Small adjustment: Similar figures in the plane have areas proportional to the *squares* of the lengths of the corresponding sides. But: Is it safe to say that the theorem that a right triangle is split into two similar ones by the altitude to the hypotenuse does not rely on the Pythagorean theorem for its proof? —Dan
On Feb 14, 2016, at 8:17 PM, Andy Latto <andy.latto@pobox.com> wrote:
Did I ever post my favorite proof of the Pythagorean Theorem to math-fun? It deserves to be better known.

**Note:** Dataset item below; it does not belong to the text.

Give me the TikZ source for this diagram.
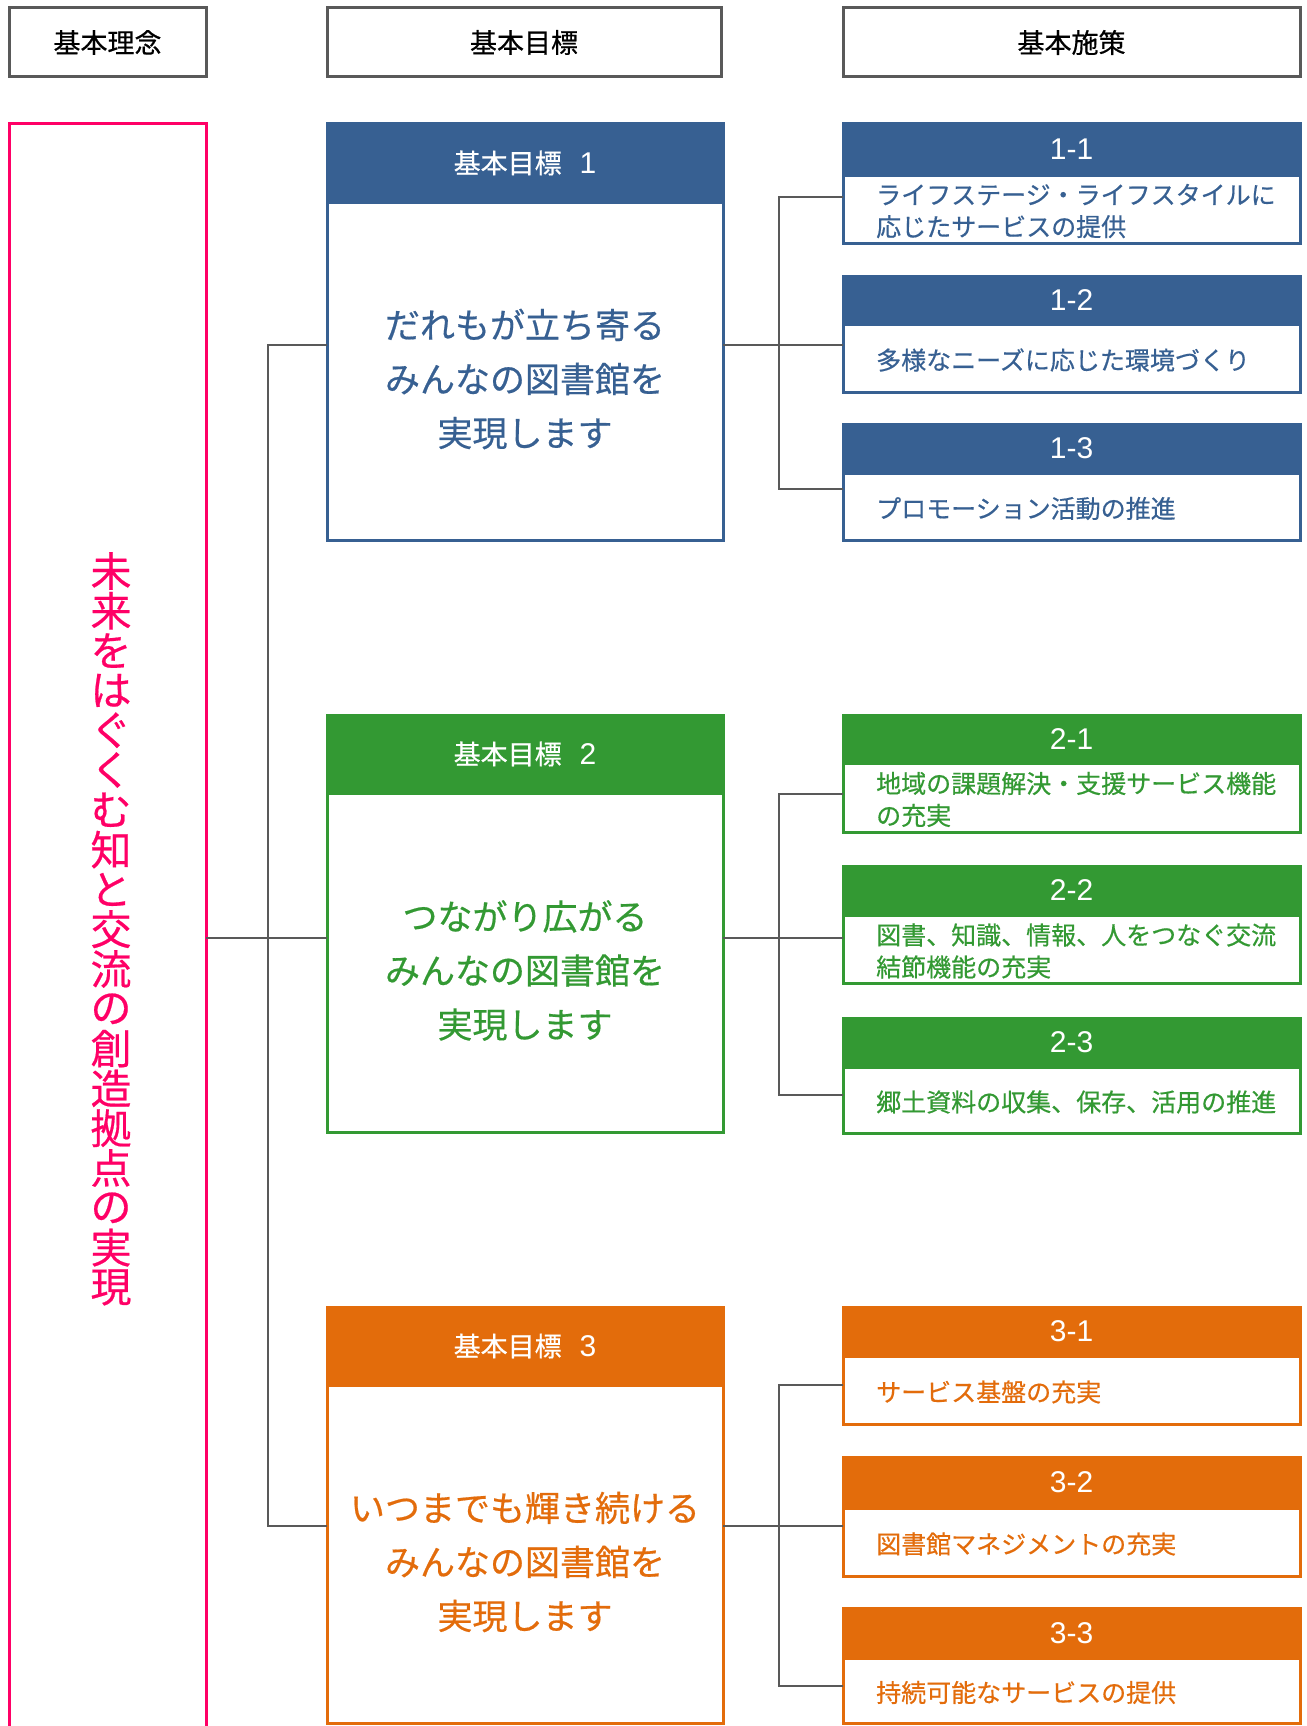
\documentclass[tikz,border=0pt]{standalone}
\usepackage{fontspec}
\setmainfont{Noto Sans CJK JP}[FakeBold=0.5]
\newfontfamily\lat{Liberation Sans}
\usetikzlibrary{calc}
\definecolor{cblue}{RGB}{55,96,146}
\definecolor{cgreen}{RGB}{51,153,51}
\definecolor{corange}{RGB}{227,108,11}
\definecolor{cpink}{RGB}{255,0,102}
\definecolor{cgrey}{RGB}{89,89,89}
\tikzset{
  hbox/.style={draw=cgrey, line width=3pt, fill=white, inner sep=0pt, outer sep=0pt, anchor=north west,
    font=\fontsize{27}{32}\selectfont, text=black},
  gbody/.style={line width=3pt, fill=white, inner sep=0pt, outer sep=0pt, anchor=north west, minimum width=396},
  ghead/.style={line width=3pt, inner sep=0pt, outer sep=0pt, anchor=north west, minimum width=396,
    text=white, font=\fontsize{27}{32}\selectfont},
  gtext/.style={align=center, inner sep=0pt, font=\fontsize{35}{54}\selectfont},
  pbody/.style={line width=3pt, fill=white, inner sep=0pt, outer sep=0pt, anchor=north west, minimum width=457},
  phead/.style={line width=3pt, inner sep=0pt, outer sep=0pt, anchor=north west, minimum width=457,
    text=white, font=\fontsize{30}{34}\selectfont},
  ptext/.style={anchor=west, align=left, inner sep=0pt, font=\fontsize{25}{32}\selectfont},
  vtext/.style={inner sep=0pt, text=cpink, font=\fontsize{41}{41}\selectfont},
  conn/.style={draw=cgrey, line width=2pt}
}
\newcommand\goalbox[6]{%
  \node[gbody, draw=#4, minimum height={#3-#2}] (#1) at (327,#2) {};
  \node[ghead, fill=#4, draw=#4, minimum height=78] (#1h) at (327,#2) {基本目標\hspace{18pt}{\lat\fontsize{30}{32}\selectfont #5}};
  \node[gtext, text=#4] (#1t) at ($(#1h.south)!.5!(#1.south)+(0,8)$) {#6};
}
\newcommand\policybox[7]{%
  \node[pbody, draw=#5, minimum height={#4-#2}] (#1) at (843,#2) {};
  \node[phead, fill=#5, draw=#5, minimum height={#3-#2}] (#1h) at (843,#2) {\lat #6};
  \node[ptext, text=#5] (#1t) at ($(#1h.south west)!.5!(#1.south west)+(33,2)$) {#7};
}
\begin{document}
\begin{tikzpicture}[x=1pt,y=-1pt]
\useasboundingbox (0,0) rectangle (1306,1726);
% column headers
\node[hbox, minimum width=197, minimum height=69] (h1) at (9,8) {基本理念};
\node[hbox, minimum width=394, minimum height=69] (h2) at (327,8) {基本目標};
\node[hbox, minimum width=457, minimum height=69] (h3) at (843,8) {基本施策};
% vision box
\node[draw=cpink, line width=3pt, inner sep=0pt, outer sep=0pt, anchor=north west,
  minimum width=197, minimum height=1700] (vis) at (9,124) {};
\foreach \c [count=\i] in {未,来,を,は,ぐ,く,む,知,と,交,流,の,創,造,拠,点,の,実,現}
  \node[vtext] (v\i) at (111,{571+39.8*(\i-1)}) {\c};
% goals
\goalbox{g1}{124}{540}{cblue}{1}{だれもが立ち寄る\\みんなの図書館を\\実現します}
\goalbox{g2}{715}{1132}{cgreen}{2}{つながり広がる\\みんなの図書館を\\実現します}
\goalbox{g3}{1307}{1723}{corange}{3}{いつまでも輝き続ける\\みんなの図書館を\\実現します}
% policies
\policybox{p11}{124}{175}{243}{cblue}{1-1}{ライフステージ・ライフスタイルに\\応じたサービスの提供}
\policybox{p12}{276}{324}{392}{cblue}{1-2}{多様なニーズに応じた環境づくり}
\policybox{p13}{424}{473}{540}{cblue}{1-3}{プロモーション活動の推進}
\policybox{p21}{715}{763}{832}{cgreen}{2-1}{地域の課題解決・支援サービス機能\\の充実}
\policybox{p22}{866}{915}{983}{cgreen}{2-2}{図書、知識、情報、人をつなぐ交流\\結節機能の充実}
\policybox{p23}{1018}{1067}{1133}{cgreen}{2-3}{郷土資料の収集、保存、活用の推進}
\policybox{p31}{1307}{1356}{1424}{corange}{3-1}{サービス基盤の充実}
\policybox{p32}{1457}{1508}{1576}{corange}{3-2}{図書館マネジメントの充実}
\policybox{p33}{1608}{1658}{1723}{corange}{3-3}{持続可能なサービスの提供}
% junctions
\coordinate (t1) at (268,345);
\coordinate (t2) at (268,938);
\coordinate (t3) at (268,1526);
\coordinate (a11) at (779,197);
\coordinate (a12) at (779,345);
\coordinate (a13) at (779,489);
\coordinate (a21) at (779,794);
\coordinate (a22) at (779,938);
\coordinate (a23) at (779,1095);
\coordinate (a31) at (779,1385);
\coordinate (a32) at (779,1526);
\coordinate (a33) at (779,1686);
% connectors
\draw[conn] (g1.west |- t1) -- (t1) -- (t3) -- (g3.west |- t3);
\draw[conn] (vis.east |- t2) -- (g2.west |- t2);
\draw[conn] (p11.west |- a11) -- (a11) -- (a13) -- (p13.west |- a13);
\draw[conn] (g1.east |- a12) -- (p12.west |- a12);
\draw[conn] (p21.west |- a21) -- (a21) -- (a23) -- (p23.west |- a23);
\draw[conn] (g2.east |- a22) -- (p22.west |- a22);
\draw[conn] (p31.west |- a31) -- (a31) -- (a33) -- (p33.west |- a33);
\draw[conn] (g3.east |- a32) -- (p32.west |- a32);
\end{tikzpicture}
\end{document}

Start by observing that there's nothing special about squares; similar figures have areas proportional to the length of a corresponding side. So the Pythagorean theorem, about the areas of 3 squares with sides the lengths of the sides of a right triangle, is equivalent to theorem where instead of squares, we put equilateral triangles, or regular pentagons, or semicircles, on each side of a right triangle; if the sum of the areas of the two smaller figures is equal to the area of the figure on the hypotenuse for any figure, it's true for all sets of three similar figures.
So the proof, once you accept the lemma above, is simple enough that I don't even have to bother to draw the diagram, I'll just describe it. From the right angle of the triangle, draw an altitude, perpendicular to the hypotenuse. This divides the triangle into two smaller ones, and all 3 are similar.